Review: THE UGLY TRUTH
Writers: Nicole Eastman, Karen McCullah Lutz, Kirsten Smith
Director: Robert Luketic
Cast: Katherine Heigl, Gerard Butler
Studio: Columbia Pictures
I’ve never walked out of a movie and I don’t know if I ever will, barring extreme physical illness. But I came awfully close to walking out of THE UGLY TRUTH.
The new “battle of the sexes” themed comedy from director Robert Luketic starring Katherine Heigl and Gerard Butler is insulting, moronic, and – worst of all – predictable.
Heigl plays Abby, the producer of a failing morning talk show that tries to hit ratings gold by hiring Butler’s scruffily sexist Mike for a segment called “The Ugly Truth,” in which he discusses how he thinks relationships between men and women should be. Even though the two leads are complete opposites, they inevitably fall for one another. How fresh.
Don’t get me wrong. I love R-rated sex comedies like “There’s Something About Mary,” “American Pie,” and “The 40-Year-Old Virgin.” But those movies are funny. THE UGLY TRUTH is not. In fact, I kept a running tally of how many times I laughed during the film’s 95 minute running time. I chuckled twice.
A huge problem I had with the film lies in the writing and concepts. As a woman, I felt degraded and humiliated. There were several scenes in the movie that caused men in the audience to howl with laughter, while women shifted in their seats, embarrassed.
Now, of course Butler’s character is sexist – that’s supposed to be funny. But it’s no longer funny when Heigl’s character buys into it. Typical female behavior or traits are mocked in this movie, sending the message that the only way to have a relationship is to change yourself to fit someone else’s ideal.
Even the bits of the film intended to be funny fall flat. Heigl spies on her attractive neighbor and falls out of a tree, exposing her underwear. What a scream. Later, she forgets to take off vibrator panties and naturally, they go off for what feels like an eternity at an important business dinner.
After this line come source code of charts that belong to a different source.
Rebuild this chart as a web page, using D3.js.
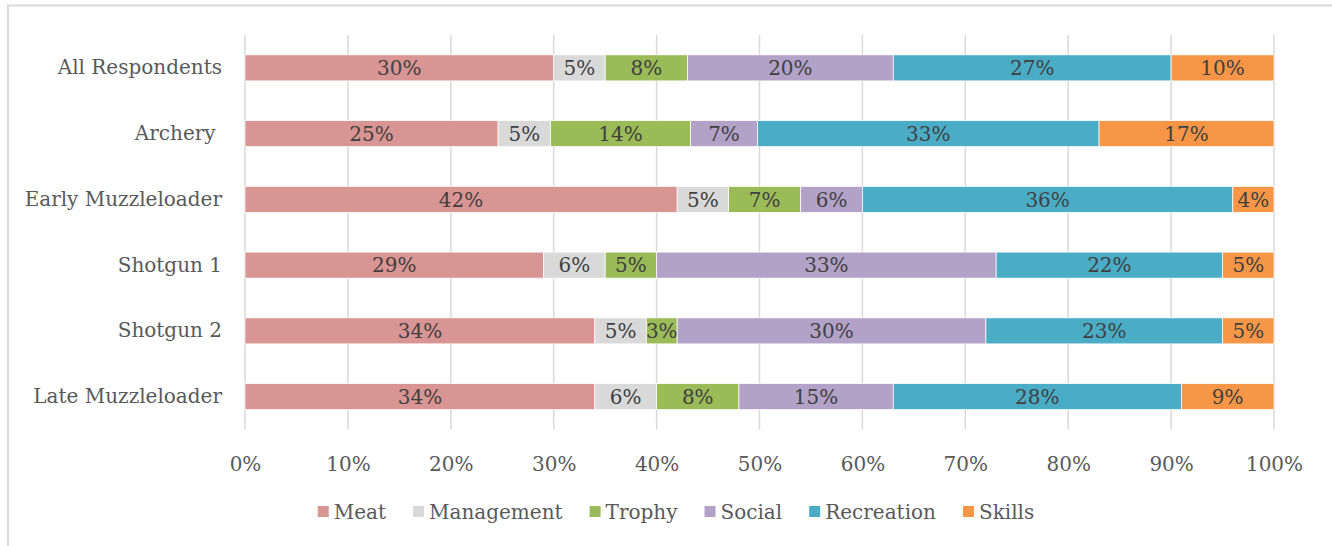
<!DOCTYPE html>
<html>
<head>
<meta charset="utf-8">
<script src="https://cdn.jsdelivr.net/npm/d3@7.9.0/dist/d3.min.js"></script>
<style>
  body { margin: 0; background: #fff; }
  svg { display: block; font-family: "DejaVu Serif", serif; }
</style>
</head>
<body>
<svg id="chart" width="1332" height="546"></svg>
<script>
const categories = ["All Respondents", "Archery ", "Early Muzzleloader", "Shotgun 1", "Shotgun 2", "Late Muzzleloader"];
const seriesNames = ["Meat", "Management", "Trophy", "Social", "Recreation", "Skills"];
const seriesColors = ["#D99594", "#D9D9D9", "#9BBB59", "#B2A2C7", "#4BACC6", "#F79646"];

// percent values per series, one entry per category
const meat       = [30, 24.6, 42, 29, 34, 34];
const management = [5,  5.1,  5,  6,  5,  6];
const trophy     = [8,  13.6, 7,  5,  3,  8];
const social     = [20, 6.5,  6,  33, 30, 15];
const recreation = [27, 33.2, 36, 22, 23, 28];
const skills     = [10, 17.0, 4,  5,  5,  9];
const seriesValues = [meat, management, trophy, social, recreation, skills];

const tickValues = [0, 10, 20, 30, 40, 50, 60, 70, 80, 90, 100];

const rows = categories.map((c, i) => {
  const row = { category: c };
  seriesNames.forEach((s, j) => { row[s] = seriesValues[j][i]; });
  return row;
});

const svg = d3.select("#chart");
const W = 1332, H = 546;
const margin = { left: 245, right: 58, top: 35, bottom: 116.5 };
const fontSize = 20;

// outer chart frame (left + top edges visible)
svg.append("path")
  .attr("d", `M8,${H} V5.5 H${W}`)
  .attr("fill", "none")
  .attr("stroke", "#D9D9D9")
  .attr("stroke-width", 2);

const x = d3.scaleLinear().domain([0, 100]).range([margin.left, W - margin.right]);
const y = d3.scaleBand().domain(categories).range([margin.top, H - margin.bottom]).paddingInner(0.604).paddingOuter(0.302);

// gridlines
svg.append("g")
  .selectAll("line")
  .data(tickValues)
  .join("line")
  .attr("x1", d => x(d)).attr("x2", d => x(d))
  .attr("y1", margin.top).attr("y2", H - margin.bottom)
  .attr("stroke", "#D9D9D9")
  .attr("stroke-width", 1.5);

const stacked = d3.stack().keys(seriesNames)(rows);

const layers = svg.append("g")
  .selectAll("g")
  .data(stacked)
  .join("g")
  .attr("fill", (d, i) => seriesColors[i]);

layers.selectAll("rect")
  .data(d => d)
  .join("rect")
  .attr("x", d => x(d[0]))
  .attr("width", d => x(d[1]) - x(d[0]))
  .attr("y", d => y(d.data.category))
  .attr("height", y.bandwidth())
  .attr("stroke", "#fff")
  .attr("stroke-width", 0.75);

// data labels
layers.selectAll("text")
  .data(d => d)
  .join("text")
  .attr("x", d => (x(d[0]) + x(d[1])) / 2)
  .attr("y", d => y(d.data.category) + y.bandwidth() / 2)
  .attr("dy", "0.36em")
  .attr("text-anchor", "middle")
  .attr("fill", "#404040")
  .attr("font-size", fontSize)
  .text(d => Math.round(d[1] - d[0]) + "%");

// category axis
const yAxis = svg.append("g")
  .attr("transform", `translate(${margin.left - 23},0)`)
  .call(d3.axisLeft(y).tickSize(0).tickPadding(0));
yAxis.select(".domain").remove();
yAxis.selectAll("text")
  .attr("font-family", "DejaVu Serif, serif")
  .attr("font-size", fontSize)
  .attr("fill", "#595959")
  .style("white-space", "pre");

// value axis
const xAxis = svg.append("g")
  .attr("transform", `translate(0,${H - margin.bottom + 34})`)
  .call(d3.axisBottom(x).tickValues(tickValues).tickFormat(d => d + "%").tickSize(0).tickPadding(0));
xAxis.select(".domain").remove();
xAxis.selectAll("text")
  .attr("font-family", "DejaVu Serif, serif")
  .attr("font-size", fontSize)
  .attr("fill", "#595959")
  .attr("dy", "0.36em")
  .attr("y", 0);

// legend, laid out from measured text widths and centred
const legend = svg.append("g").attr("transform", "translate(0,512)");
const items = legend.selectAll("g")
  .data(seriesNames)
  .join("g");
items.append("rect")
  .attr("x", 0).attr("y", -6)
  .attr("width", 11).attr("height", 11)
  .attr("fill", (d, i) => seriesColors[i]);
items.append("text")
  .attr("x", 16)
  .attr("dy", "0.36em")
  .attr("font-size", fontSize)
  .attr("fill", "#595959")
  .text(d => d);

const gap = 27;
const widths = [];
items.select("text").each(function () { widths.push(16 + this.getComputedTextLength()); });
const total = d3.sum(widths) + gap * (widths.length - 1);
let cursor = 676 - total / 2;
items.attr("transform", (d, i) => {
  const t = `translate(${cursor},0)`;
  cursor += widths[i] + gap;
  return t;
});
</script>
</body>
</html>
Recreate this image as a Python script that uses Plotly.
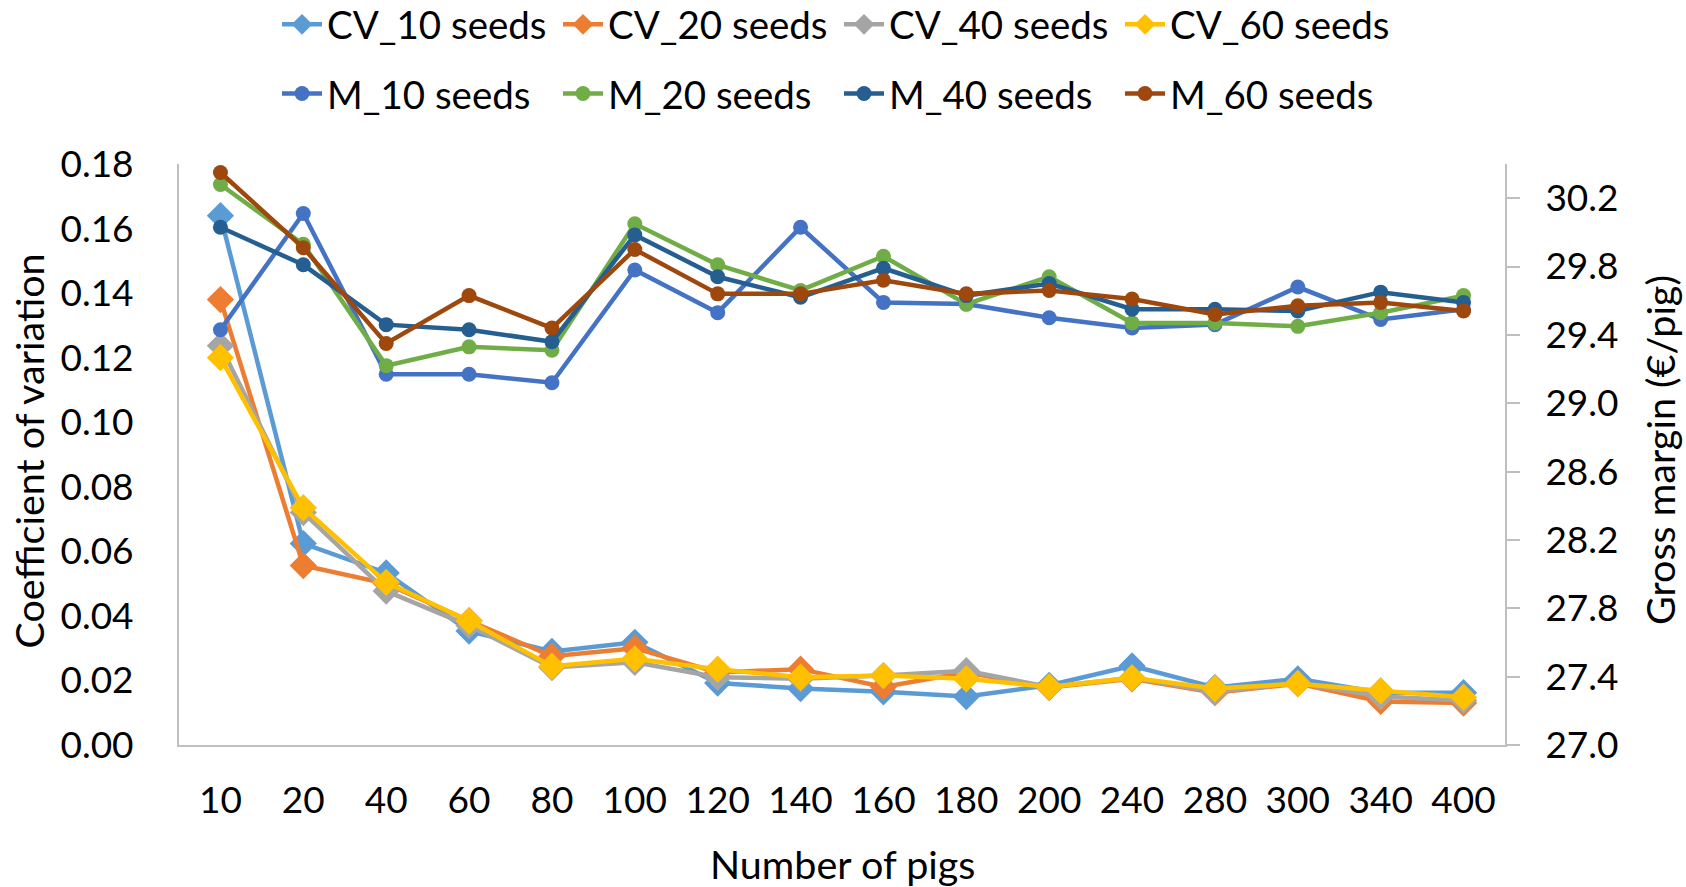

I don’t know why she wouldn’t just take them off, but then, I’m not a brilliant TV executive like her character. Either way, that’s not funny. It’s humiliating – for her and the audience.
But all is not lost here. Gerard Butler is generally charming, which is a blessing when you consider how completely unlikable Katherine Heigl is. Butler also managed to nail an American accent – he really sounds like a cigar-smoking, beer-guzzling man’s man. Cheryl Hines and John Michael Higgins are amusing as the morning show’s married co-anchors. And Bree Turner is quasi-cute as the film’s obligatory BFF, but often comes off as a poor man’s Judy Greer.
My main point of contention with the movie lies with Heigl. Back in 2007, after KNOCKED UP made her known to the population of the world that doesn’t watch “Grey’s Anatomy,” she bit the hand that fed her and criticized the film in Vanity Fair. She complained that the film was “sexist” and that it painted women as “shrews, as humorless and uptight” and the men as “lovable, goofy, fun-loving guys.” Well, guess what, Heigl, you’ve done it again. But KNOCKED UP was a legitimately funny film. THE UGLY TRUTH is sexist and misogynistic. I left the theater feeling that Heigl had personally set the women’s movement back about 20 years.
Don’t see THE UGLY TRUTH. If you’re really in the mood, go rent SOMEONE LIKE YOU, the 2001 rom-com starring Ashley Judd and Hugh Jackman, because it has the exact same plot but is much less offensive. It also doesn’t have volume issues between dialogue and music or awful green screen effects, of which THE UGLY TRUTH has plenty. Basically, THE UGLY TRUTH is the perfect date movie – if you’re ready to break up.